A typical night finds 230 to 250 inmates, most of them sleeping on mattresses on the floor, in the county's 89-bed jail on Tazewell's Main Street. Last year the county spent $132,000 to send its overflow of inmates to other jails. Nearly 1,100 people are on probation for felony convictions in Tazewell. Probation officers handle an average of 120 offenders each; a decade ago the average was 60. Ten years ago, grand juries that indicted two dozen people were considered especially zealous. Now grand juries indict 120 people at a time, mostly Tazewell residents, says Lee. Eighty percent of the crimes involve people stealing for drug money. The local sheriff's department is woefully understaffed, and the five-attorney prosecutor's office needs three more lawyers to meet state standards.

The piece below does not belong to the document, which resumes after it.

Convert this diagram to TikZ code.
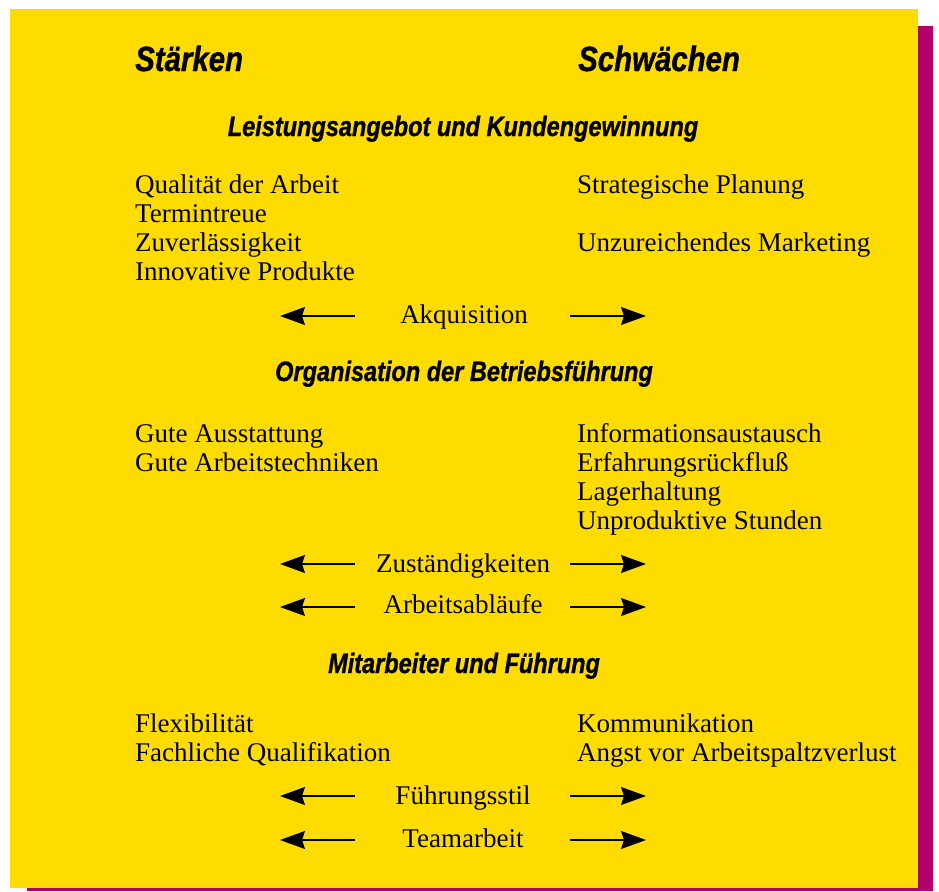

Though Tazewell has been particularly hard-hit, drug-related crime is booming across all of Virginia's coalfields. According to state crime data gathered by the FBI, from 1998 to 2003 the number of robberies, burglaries and larcenies jumped 131% in neighboring Buchanan County, 44% in Wise County, 62% in Lee County and 102% in Russell County. In Buchanan, where the jail typically holds more than twice the 34 inmates it was built to accommodate, the sheriff's department was so bogged down with drug-related crime that it dropped out of a four-county drug task force in order to concentrate on its own problems. In Lee, which has the same jail-crowding problem as Buchanan, local authorities have called on federal prosecutors to help take prescription-pill abusers off the street. The feds can use their power to charge abusers with crimes that carry more stringent penalties. In this rural Appalachian region, which is underserved by doctors, seven physicians have been convicted of overprescribing painkillers over the past five years.